I begin by writing "metaphor" on the white board. I then explain that whenever I see this word it makes me think of a special kind of Pokemon (the little animal cards/ cartoon kids are into). With a statement like this I catch their attention and we talk about what a cool word it is. I then ask if anyone knows what the word actually means.

One student explains that they know it relates to poems a lot and that it also is used with the word simile. I go off what this student says and review a smilie with the class. I read and write a metaphor on the board, "The boy's stomach is a bottomless pit." I turn this metaphor into a simile and write in underneath the metaphor, "The boy's stomach is like a bottomless pit." We then discuss how they are different. 

As we discuss this I reinforce that we are still comparing two things. I also help prompt the class to realizing that a simile uses the word is or like. We then create a working definition centered on it being a comparison of two things that are not normally used together and does not compare with like or as. 

Metaphor Meanings and Examples

10 minutes

To practice reading and interpreting metaphors we are going to use our white boards. We will start with guided practice on our white boards. I start by reading, "Mr. Garcia is the glue that holds our school together." I have students write on their board what two things are being compared. I walk around and look at each board and take note of what is being compared. 

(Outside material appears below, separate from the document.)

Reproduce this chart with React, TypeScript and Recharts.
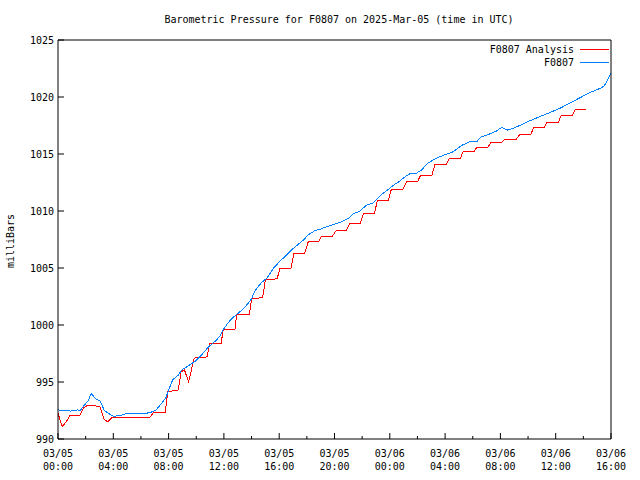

I ask the class to show me their boards, and check those I might not have gotten to. I then read another metaphor, "the lava was a blanket of fire." I then have them write what is being compared and have them show me again. 

After these two the majority of the class has the concept and I have made note of who I might need to help further. If students need some more independent practice, I found this worksheet, on finding metaphors, that I will use if needed for reteaching purposes.